The Environment Agency's MCerts accreditation for contaminated land laboratories comes into force in September, with implications for all involved in environmental work. Hazel Davidson reports.
Acrucial stage in the land remediation process - the testing of soils to determine how contaminated they are, and with what - is about to undergo a dramatic change.
The industry has been in dialogue with the Environment Agency (EA) for several years, a process made much more efficient by the recent assistance of the Environmental Industries Commission (EIC).
These discussions will culminate in the requirement, effective from September 2004, that all contaminated land testing must be performed by MCerts accredited laboratories.
The EA's Monitoring Certification Scheme (MCerts) standards are intended to improve the quality of sampling and analysis, to regulate suppliers and to provide a better framework for consultants and clients to evaluate and compare data.
MCerts accreditation for air/ stack monitoring has been in place for almost two years. The EA published MCerts Version 2, for soil testing, in May 2003. The first laboratory received accreditation in April this year.
Contaminated soil testing became a growth market from the early 1980s, with many small laboratories (and water companies) jumping on to the bandwagon.
Unlike water analysis, there were few well documented methods for soil testing available.
Most laboratories used in-house modified versions of USEPA (United States Environmental Protection Agency) methods, developed new techniques, or adapted water methods.
This resulted in a plethora of methods, many of which were not particularly fit for purpose (for a range of soil types), and produced inconsistent data when samples were sent to different laboratories.
In 1993, the DTI, working with Valid Analytical Measurement and the Laboratory of the Government Chemist, set up a proficiency testing scheme called Contest, and most laboratories involved with testing contaminated soils subscribed to this. It became apparent that the spread of data was very wide.
In 1996, the DTI set up a series of focus groups to investigate the problems experienced in various analytical fields. The committee for soil testing was known as Eagle (Environmental Analysis Group for Laboratory Excellence).
Eagle decided to pool the Contest data, to compare methods and determine the most appropriate procedures. It rapidly became apparent that the major discrepancies in data were caused by different sample preparation and extraction techniques and that the end analytical methods were less prone to significant variation.
Over the next year or two, the Eagle laboratories harmonised on the critical points of the most commonly requested analyses, and these were issued to the EA in a document known as Sacs (Specification for the Analysis of Contaminated Soils). This document provided input to the MCerts programme for contaminated land laboratories, and a draft version of the standard was published in February 2002.
However, Eagle members were unhappy with many aspects of the draft standard, and found their concerns were not being listened to.
To gain access to professional lobbying capabilities and promotional expertise, Eagle merged into the EIC, becoming its Environmental Measurement and Monitoring Working Group in July 2003.

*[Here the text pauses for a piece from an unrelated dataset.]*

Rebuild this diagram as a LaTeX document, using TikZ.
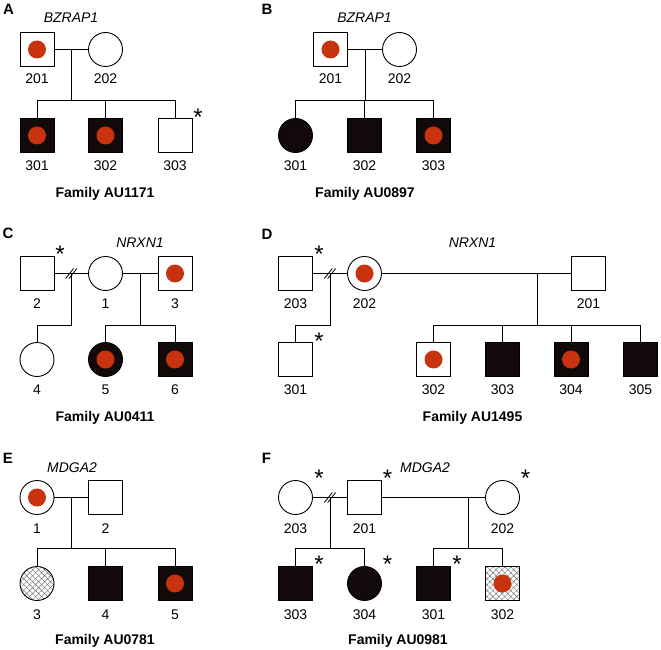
\documentclass[tikz,border=0pt]{standalone}
\usepackage{fontspec}
\setmainfont{Liberation Sans}
\usetikzlibrary{patterns.meta,calc}
\definecolor{dotred}{RGB}{200,50,15}
\definecolor{affblack}{RGB}{18,10,10}
\begin{document}
\begin{tikzpicture}[x=1pt,y=-1pt,line width=0.9pt,
  ind/.style={draw,inner sep=0,outer sep=0,minimum size=34pt,line width=0.9pt},
  male/.style={ind,rectangle},
  female/.style={ind,circle},
  aff/.style={fill=affblack},
  het/.style={path picture={\fill[dotred] (path picture bounding box.center) circle (9pt);}},
  hatch/.style={pattern={Hatch[angle=45,distance=4.2pt,line width=0.45pt]},pattern color=black!55},
  lbl/.style={inner sep=0,anchor=base,font=\fontsize{14}{16}\selectfont},
  fam/.style={lbl,font=\bfseries\fontsize{14}{16}\selectfont},
  gene/.style={lbl,font=\itshape\fontsize{14}{16}\selectfont},
  panel/.style={lbl,font=\bfseries\fontsize{15}{16}\selectfont},
  ast/.style={lbl,font=\fontsize{24}{24}\selectfont},
  link/.style={line width=0.9pt},
  slash/.style={line width=0.8pt}]
\useasboundingbox (0,0) rectangle (661,650);

% ---------------- Panel A ----------------
\node[panel] (Alab) at (8.5,15) {A};
\node[gene] (Agene) at (71,23) {BZRAP1};
\node[male,het] (A201) at (37,49.5) {};
\node[female] (A202) at (105.5,49.5) {};
\node[male,aff,het] (A301) at (37,135.5) {};
\node[male,aff,het] (A302) at (105.5,135.5) {};
\node[male] (A303) at (175,135.5) {};
\coordinate (Am) at ($(A201.east)!0.5!(A202.west)$);
\coordinate (As) at (Am |- 0,100);
\draw[link] (A201.east) -- (A202.west);
\draw[link] (Am) -- (As);
\draw[link] (A301.north) |- (A303.north |- As) -- (A303.north);
\draw[link] (A302.north) -- (A302.north |- As);
\node[lbl] (A201t) at (37,84) {201};
\node[lbl] (A202t) at (105.5,84) {202};
\node[lbl] (A301t) at (37,170) {301};
\node[lbl] (A302t) at (105.5,170) {302};
\node[lbl] (A303t) at (175,170) {303};
\node[ast] (A303a) at (198,125.9) {*};
\node[fam] (Afam) at (105,197) {Family AU1171};

% ---------------- Panel B ----------------
\node[panel] (Blab) at (267,15) {B};
\node[gene] (Bgene) at (364.5,23) {BZRAP1};
\node[male,het] (B201) at (330.5,49.5) {};
\node[female] (B202) at (399.5,49.5) {};
\node[female,aff] (B301) at (295.5,135.5) {};
\node[male,aff] (B302) at (364.5,135.5) {};
\node[male,aff,het] (B303) at (433.5,135.5) {};
\coordinate (Bm) at ($(B201.east)!0.5!(B202.west)$);
\coordinate (Bs) at (Bm |- 0,100);
\draw[link] (B201.east) -- (B202.west);
\draw[link] (Bm) -- (Bs);
\draw[link] (B301.north) |- (B303.north |- Bs) -- (B303.north);
\draw[link] (B302.north) -- (B302.north |- Bs);
\node[lbl] (B201t) at (330.5,84) {201};
\node[lbl] (B202t) at (399.5,84) {202};
\node[lbl] (B301t) at (295.5,170) {301};
\node[lbl] (B302t) at (364.5,170) {302};
\node[lbl] (B303t) at (433.5,170) {303};
\node[fam] (Bfam) at (365,197) {Family AU0897};

% ---------------- Panel C ----------------
\node[panel] (Clab) at (8,238) {C};
\node[gene] (Cgene) at (140,247) {NRXN1};
\node[male] (C2) at (37,273.5) {};
\node[female] (C1) at (105.5,273.5) {};
\node[male,het] (C3) at (175,273.5) {};
\node[female] (C4) at (37,359.5) {};
\node[female,aff,het] (C5) at (105.5,359.5) {};
\node[male,aff,het] (C6) at (175,359.5) {};
\coordinate (Cm1) at ($(C2.east)!0.5!(C1.west)$);
\coordinate (Cs1) at (Cm1 |- 0,325);
\coordinate (Cm2) at ($(C1.east)!0.5!(C3.west)$);
\coordinate (Cs2) at (Cm2 |- 0,325);
\draw[link] (C2.east) -- (C1.west);
\draw[link] (C1.east) -- (C3.west);
\draw[link] (Cm1) -- (Cs1) -| (C4.north);
\draw[link] (Cm2) -- (Cs2);
\draw[link] (C5.north) |- (C6.north |- Cs2) -- (C6.north);
\draw[slash] ($(Cm1)+(-5.7,5)$) -- ++(8,-10);
\draw[slash] ($(Cm1)+(-2.3,5)$) -- ++(8,-10);
\node[lbl] (C2t) at (37,308) {2};
\node[lbl] (C1t) at (105.5,308) {1};
\node[lbl] (C3t) at (175,308) {3};
\node[lbl] (C4t) at (37,394.5) {4};
\node[lbl] (C5t) at (105.5,394.5) {5};
\node[lbl] (C6t) at (175,394.5) {6};
\node[ast] (C2a) at (60,262.9) {*};
\node[fam] (Cfam) at (105,421) {Family AU0411};

% ---------------- Panel D ----------------
\node[panel] (Dlab) at (267,239) {D};
\node[gene] (Dgene) at (472.5,247) {NRXN1};
\node[male] (D203) at (295.5,273.5) {};
\node[female,het] (D202) at (364.5,273.5) {};
\node[male] (D201) at (588.5,273.5) {};
\node[male] (D301) at (295.5,359.5) {};
\node[male,het] (D302) at (433.5,359.5) {};
\node[male,aff] (D303) at (502.5,359.5) {};
\node[male,aff,het] (D304) at (571,359.5) {};
\node[male,aff] (D305) at (640.5,359.5) {};
\coordinate (Dm1) at ($(D203.east)!0.5!(D202.west)$);
\coordinate (Ds1) at (Dm1 |- 0,325);
\coordinate (Dm2) at (537,273.5);
\coordinate (Ds2) at (Dm2 |- 0,325);
\draw[link] (D203.east) -- (D202.west);
\draw[link] (D202.east) -- (D201.west);
\draw[link] (Dm1) -- (Ds1) -| (D301.north);
\draw[link] (Dm2) -- (Ds2);
\draw[link] (D302.north) |- (D305.north |- Ds2) -- (D305.north);
\draw[link] (D303.north) -- (D303.north |- Ds2);
\draw[link] (D304.north) -- (D304.north |- Ds2);
\draw[slash] ($(Dm1)+(-5.7,5)$) -- ++(8,-10);
\draw[slash] ($(Dm1)+(-2.3,5)$) -- ++(8,-10);
\node[lbl] (D203t) at (295.5,308) {203};
\node[lbl] (D202t) at (364.5,308) {202};
\node[lbl] (D201t) at (588.5,308) {201};
\node[lbl] (D301t) at (295.5,394.5) {301};
\node[lbl] (D302t) at (433.5,394.5) {302};
\node[lbl] (D303t) at (502.5,394.5) {303};
\node[lbl] (D304t) at (571,394.5) {304};
\node[lbl] (D305t) at (640.5,394.5) {305};
\node[ast] (D203a) at (319,262.9) {*};
\node[ast] (D301a) at (319,349.9) {*};
\node[fam] (Dfam) at (472.5,421) {Family AU1495};

% ---------------- Panel E ----------------
\node[panel] (Elab) at (8,463) {E};
\node[gene] (Egene) at (72,472) {MDGA2};
\node[female,het] (E1) at (37,497.5) {};
\node[male] (E2) at (105.5,497.5) {};
\node[female,hatch] (E3) at (37,583.5) {};
\node[male,aff] (E4) at (105.5,583.5) {};
\node[male,aff,het] (E5) at (175,583.5) {};
\coordinate (Em) at ($(E1.east)!0.5!(E2.west)$);
\coordinate (Es) at (Em |- 0,548);
\draw[link] (E1.east) -- (E2.west);
\draw[link] (Em) -- (Es);
\draw[link] (E3.north) |- (E5.north |- Es) -- (E5.north);
\draw[link] (E4.north) -- (E4.north |- Es);
\node[lbl] (E1t) at (37,533) {1};
\node[lbl] (E2t) at (105.5,533) {2};
\node[lbl] (E3t) at (37,619) {3};
\node[lbl] (E4t) at (105.5,619) {4};
\node[lbl] (E5t) at (175,619) {5};
\node[fam] (Efam) at (105,644) {Family AU0781};

% ---------------- Panel F ----------------
\node[panel] (Flab) at (266.5,463) {F};
\node[gene] (Fgene) at (425,472) {MDGA2};
\node[female] (F203) at (295.5,497.5) {};
\node[male] (F201) at (364.5,497.5) {};
\node[female] (F202) at (502.5,497.5) {};
\node[male,aff] (F303) at (295.5,583.5) {};
\node[female,aff] (F304) at (364.5,583.5) {};
\node[male,aff] (F301) at (433.5,583.5) {};
\node[male,hatch,het] (F302) at (502.5,583.5) {};
\coordinate (Fm1) at ($(F203.east)!0.5!(F201.west)$);
\coordinate (Fs1) at (Fm1 |- 0,548);
\coordinate (Fm2) at (468,497.5);
\coordinate (Fs2) at (Fm2 |- 0,548);
\draw[link] (F203.east) -- (F201.west);
\draw[link] (F201.east) -- (F202.west);
\draw[link] (Fm1) -- (Fs1);
\draw[link] (F303.north) |- (F304.north |- Fs1) -- (F304.north);
\draw[link] (Fm2) -- (Fs2);
\draw[link] (F301.north) |- (F302.north |- Fs2) -- (F302.north);
\draw[slash] ($(Fm1)+(-5.7,5)$) -- ++(8,-10);
\draw[slash] ($(Fm1)+(-2.3,5)$) -- ++(8,-10);
\node[lbl] (F203t) at (295.5,533) {203};
\node[lbl] (F201t) at (364.5,533) {201};
\node[lbl] (F202t) at (502.5,533) {202};
\node[lbl] (F303t) at (295.5,619) {303};
\node[lbl] (F304t) at (364.5,619) {304};
\node[lbl] (F301t) at (433.5,619) {301};
\node[lbl] (F302t) at (502.5,619) {302};
\node[ast] (F203a) at (319,486.9) {*};
\node[ast] (F201a) at (387.5,486.9) {*};
\node[ast] (F202a) at (525.5,486.9) {*};
\node[ast] (F303a) at (319,572.9) {*};
\node[ast] (F304a) at (387.5,572.9) {*};
\node[ast] (F301a) at (457,572.9) {*};
\node[fam] (Ffam) at (398,644) {Family AU0981};
\end{tikzpicture}
\end{document}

Quite quickly, the EIC implemented an EIC/EA/UKAS (UK Accreditation Service) MCerts steering group. This meets regularly and provides a channel for the industries that will work with and be affected by MCerts to raise their concerns and share their expertise with the EA.
EIC also prepared a leaflet explaining the implications of MCerts for consultants which the group members disseminated to their clients late last year, spelling out new responsibilities with regard to choosing laboratories and reporting data.
Compliance with MCerts involves rigorous performance testing of all accredited methods, involving three different matrices (clay, sand and topsoil), at low and high concentrations, over a minimum of 11 days in duplicate.
CRMs (Certified Reference Materials) must also be run to prove a method is fit for purpose, and the precision/bias data must meet the EA's performance targets, as defined in the MCerts document.
Reporting formats also needed several changes, as more information is required by the EA. For example: sample descriptions; temperature of drying; whether analysis is performed on wet or dry samples; and the status of the analysis with respect to both ISO 17025 as well as MCerts accreditation.
MCerts states that all tests must be accredited by September 2004, not just the laboratory, and this may prove problematic for the less common parameters. The EA is producing regular briefing notes, and is likely to produce a Version 3 this year. It has also recently published guidance notes for consultants and end users.
The group is now pushing to have the MCerts requirement extended to leachate testing and on-site sample collection techniques, as these are integral parts of the site analysis process.
Overall, the MCerts standard is beneficial to the construction industry as a whole and will improve the quality of data produced by the laboratories; this has been the most significant outcome of all the validation work so far.
In the short term, some smaller laboratories may decide not to attempt accreditation, and will therefore no longer be competitive in the market. MCerts will help consultants and end users to gain a better understanding of the uncertainties associated with the data, and thus improve the risk assessment process.
Consultants and others involved in the commissioning of analytical work, the collection of samples for such work or the interpretation of results, should familiarise themselves with MCerts.
Hazel Davidson is operations manager of ALcontrol Land, part of ALcontrol Laboratories, a member of EIC's Environmental measurement and monitoring working group.